▶ **What is required**: Leave out the pictures and retype only the lines from the opening line to the line that holds "const xTicks = [0, 0.2, 0.4, 0.6, 0.8, 1.0];", both ends included.

----- Dataset content -----

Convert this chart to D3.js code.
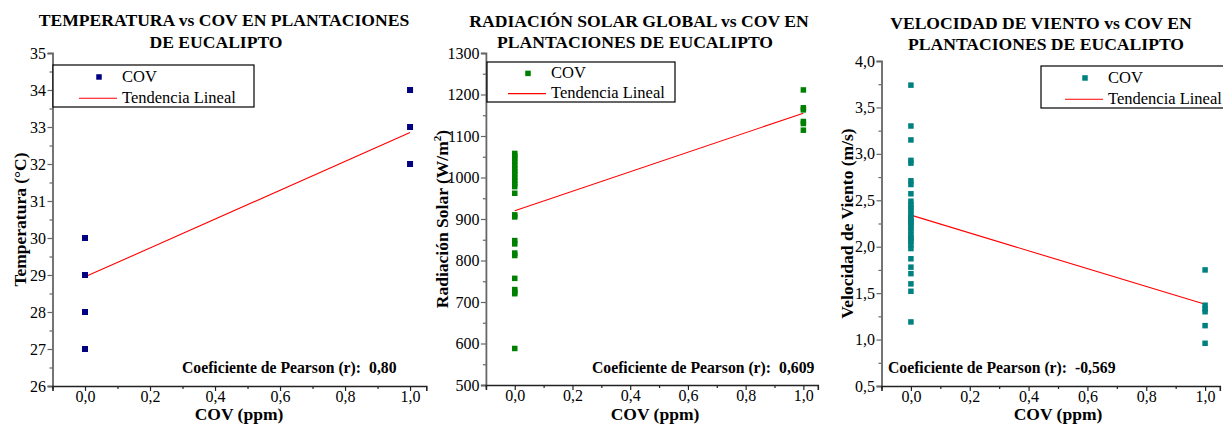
<!DOCTYPE html>
<html>
<head>
<meta charset="utf-8">
<script src="https://cdn.jsdelivr.net/npm/d3@7"></script>
<style>
  html, body { margin: 0; padding: 0; background: #fff; }
  svg { display: block; }
</style>
</head>
<body>
<svg id="chart" width="1223" height="429"></svg>
<script>
// ---------------- DATA ----------------
const xTicks = [0, 0.2, 0.4, 0.6, 0.8, 1.0];

// Panel 1: Temperatura
const tempCOV  = [0, 0, 0, 0, 1, 1, 1];
const tempVals = [27, 28, 29, 30, 32, 33, 34];
const tempTrend = [28.95, 32.85];          // fitted value at COV 0 and 1
const tempTicks = [26, 27, 28, 29, 30, 31, 32, 33, 34, 35];
const tempPearson = "0,80";

// Panel 2: Radiación solar
const radCOV  = [0,0,0,0,0,0,0,0,0,0,0,0,0,0,0,0,0,0,0,0,0,0,0,0, 1,1,1,1,1,1];
const radVals = [1058,1052,1045,1038,1030,1022,1015,1008,1000,993,985,978,962,
                 910,905,848,840,818,812,757,730,725,720,588,
                 1211,1168,1163,1135,1130,1114];
const radTrend = [920, 1155];
const radTicks = [500, 600, 700, 800, 900, 1000, 1100, 1200, 1300];
const radPearson = "0,609";

// Panel 3: Velocidad de viento
const windCOV  = [0,0,0,0,0,0,0,0,0,0,0,0,0,0,0,0,0,0,0,0,0,0,0,0,0,0,0,0,0,0,0,0, 1,1,1,1,1,1];
const windVals = [3.74,3.30,3.15,2.93,2.90,2.71,2.67,2.57,2.49,2.42,2.39,2.35,2.32,2.29,2.26,
                  2.23,2.20,2.17,2.13,2.10,2.06,2.02,1.98,1.87,1.78,1.71,1.60,1.52,1.19,
                  2.45,2.27,2.08,
                  1.75,1.37,1.33,1.30,1.15,0.96];
const windTrend = [2.34, 1.38];
const windTicks = [0.5, 1.0, 1.5, 2.0, 2.5, 3.0, 3.5, 4.0];
const windPearson = "-0,569";

// ---------------- DRAWING ----------------
const FONT = "'Liberation Serif'";
const svg = d3.select("#chart").style("font-family", FONT);
const comma = d => d3.format(".1f")(d).replace(".", ",");
const font = (sel, size, bold) => sel
  .attr("font-family", "Liberation Serif")
  .style("font-family", FONT).style("font-size", size + "px")
  .style("font-weight", bold ? "bold" : "normal").style("fill", "#000");

const panels = [
  {
    cov: tempCOV, vals: tempVals, trend: tempTrend, ticks: tempTicks, pearson: tempPearson,
    color: "#000080", ms: 6,
    title: ["TEMPERATURA vs COV EN PLANTACIONES", "DE EUCALIPTO"], titleX: [224, 216], titleY: [26, 48],
    ylabel: "Temperatura (°C)", ylabelX: 26,
    xRange: [52.5, 426.3], yDomain: [26, 35], yRange: [386, 53], yMinor: 0.5, yFmt: d => d,
    legend: {x: 53, y: 65, w: 201, h: 42, tx: 69},
    pearsonX: 182, xlabelX: 239
  },
  {
    cov: radCOV, vals: radVals, trend: radTrend, ticks: radTicks, pearson: radPearson,
    color: "#008000", ms: 5.5,
    title: ["RADIACIÓN SOLAR GLOBAL vs COV EN", "PLANTACIONES DE EUCALIPTO"], titleX: [639, 635], titleY: [27, 48],
    ylabel: null, ylabelX: 448,
    xRange: [485.9, 817.8], yDomain: [500, 1300], yRange: [385, 53], yMinor: 50, yFmt: d => d,
    legend: {x: 487, y: 62, w: 188, h: 40, tx: 64},
    pearsonX: 592, xlabelX: 655
  },
  {
    cov: windCOV, vals: windVals, trend: windTrend, ticks: windTicks, pearson: windPearson,
    color: "#008080", ms: 5.5,
    title: ["VELOCIDAD DE VIENTO vs COV EN", "PLANTACIONES DE EUCALIPTO"], titleX: [1041, 1046], titleY: [29, 50],
    ylabel: "Velocidad de Viento (m/s)", ylabelX: 853,
    xRange: [881.5, 1219.8], yDomain: [0.5, 4.0], yRange: [386, 61], yMinor: 0.25, yFmt: comma,
    legend: {x: 1041, y: 66, w: 185, h: 42, tx: 67},
    pearsonX: 888, xlabelX: 1058
  }
];

const yAxisColor = "#666";
const xAxisColor = "#222";

panels.forEach((p) => {
  const g = svg.append("g");
  const x = d3.scaleLinear().domain([-0.1, 1.05]).range(p.xRange);
  const y = d3.scaleLinear().domain(p.yDomain).range(p.yRange);

  // Title
  p.title.forEach((t, k) => {
    font(g.append("text").attr("x", p.titleX[k]).attr("y", p.titleY[k])
      .attr("text-anchor", "middle"), 17.6, true).text(t);
  });

  // minor tick values
  const yMinorVals = d3.range(p.yDomain[0], p.yDomain[1] + 1e-9, p.yMinor)
    .filter(v => !p.ticks.some(t => Math.abs(t - v) < 1e-9));
  const xMinorVals = d3.range(-0.1, 1.051, 0.1).filter(v => !xTicks.some(t => Math.abs(t - v) < 1e-9));

  // Y axis
  const ya = g.append("g").attr("transform", `translate(${p.xRange[0]},0)`)
    .call(d3.axisLeft(y).tickValues(p.ticks).tickFormat(p.yFmt).tickSize(5).tickPadding(1.5));
  ya.attr("font-family", "Liberation Serif").attr("font-size", 16);
  ya.select(".domain").attr("stroke", yAxisColor).attr("stroke-width", 1.8);
  ya.selectAll(".tick line").attr("stroke", yAxisColor).attr("stroke-width", 1.2);
  font(ya.selectAll(".tick text"), 16, false);
  const ym = g.append("g").attr("transform", `translate(${p.xRange[0]},0)`)
    .call(d3.axisLeft(y).tickValues(yMinorVals).tickFormat("").tickSize(3));
  ym.select(".domain").remove();
  ym.selectAll(".tick line").attr("stroke", yAxisColor).attr("stroke-width", 1.2);

  // X axis
  const xa = g.append("g").attr("transform", `translate(0,${p.yRange[0]})`)
    .call(d3.axisBottom(x).tickValues(xTicks).tickFormat(comma).tickSize(5).tickPadding(0));
  xa.attr("font-family", "Liberation Serif").attr("font-size", 16);
  xa.select(".domain").attr("stroke", xAxisColor).attr("stroke-width", 1.6);
  xa.selectAll(".tick line").attr("stroke", xAxisColor).attr("stroke-width", 1.2);
  font(xa.selectAll(".tick text"), 16, false);
  const xm = g.append("g").attr("transform", `translate(0,${p.yRange[0]})`)
    .call(d3.axisBottom(x).tickValues(xMinorVals).tickFormat("").tickSize(3));
  xm.select(".domain").remove();
  xm.selectAll(".tick line").attr("stroke", xAxisColor).attr("stroke-width", 1.2);

  // Axis labels
  font(g.append("text").attr("x", p.xlabelX).attr("y", 419.5).attr("text-anchor", "middle"), 17.5, true)
    .text("COV (ppm)");

  const yc = (p.yRange[0] + p.yRange[1]) / 2;
  const yl = font(g.append("text")
    .attr("transform", `translate(${p.ylabelX},${yc}) rotate(-90)`)
    .attr("text-anchor", "middle"), 17.5, true);
  if (p.ylabel) {
    yl.text(p.ylabel);
  } else {
    yl.append("tspan").text("Radiación Solar (W/m");
    yl.append("tspan").attr("dy", -7).style("font-size", "11px").text("2");
    yl.append("tspan").attr("dy", 7).text(")");
  }

  // Trend line
  g.append("line")
    .attr("x1", x(0)).attr("y1", y(p.trend[0]))
    .attr("x2", x(1)).attr("y2", y(p.trend[1]))
    .attr("stroke", "#ff0000").attr("stroke-width", 1.1);

  // Points
  const ms = p.ms;
  g.selectAll("rect.pt").data(p.vals).enter().append("rect")
    .attr("class", "pt")
    .attr("x", (d, k) => x(p.cov[k]) - ms / 2)
    .attr("y", d => y(d) - ms / 2)
    .attr("width", ms).attr("height", ms)
    .attr("fill", p.color);

  // Pearson text (two parts to keep the wide gap)
  const pt = font(g.append("text").attr("x", p.pearsonX).attr("y", 373), 15.7, true);
  pt.append("tspan").text("Coeficiente de Pearson (r):");
  pt.append("tspan").attr("dx", 8).text(p.pearson);

  // Legend
  const L = p.legend;
  const lg = g.append("g");
  lg.append("rect").attr("x", L.x).attr("y", L.y).attr("width", L.w).attr("height", L.h)
    .attr("fill", "#fff").attr("stroke", "#000").attr("stroke-width", 1.2);
  const r1 = L.y + L.h * 0.285, r2 = L.y + L.h * 0.79;
  const textX = L.x + L.tx;
  lg.append("rect").attr("x", textX - 23 - 2.75).attr("y", r1 - 2.75)
    .attr("width", 5.5).attr("height", 5.5).attr("fill", p.color);
  lg.append("line").attr("x1", textX - 43).attr("x2", textX - 5)
    .attr("y1", r2).attr("y2", r2).attr("stroke", "#ff0000").attr("stroke-width", 1.1);
  font(lg.append("text").attr("x", textX).attr("y", r1 + 5), 16.5, false).text("COV");
  font(lg.append("text").attr("x", textX).attr("y", r2 + 4.5), 16.5, false).text("Tendencia Lineal");
});
</script>
</body>
</html>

-----

▶ **Task response**:
Convert this chart to D3.js code.
<!DOCTYPE html>
<html>
<head>
<meta charset="utf-8">
<script src="https://cdn.jsdelivr.net/npm/d3@7"></script>
<style>
  html, body { margin: 0; padding: 0; background: #fff; }
  svg { display: block; }
</style>
</head>
<body>
<svg id="chart" width="1223" height="429"></svg>
<script>
// ---------------- DATA ----------------
const xTicks = [0, 0.2, 0.4, 0.6, 0.8, 1.0];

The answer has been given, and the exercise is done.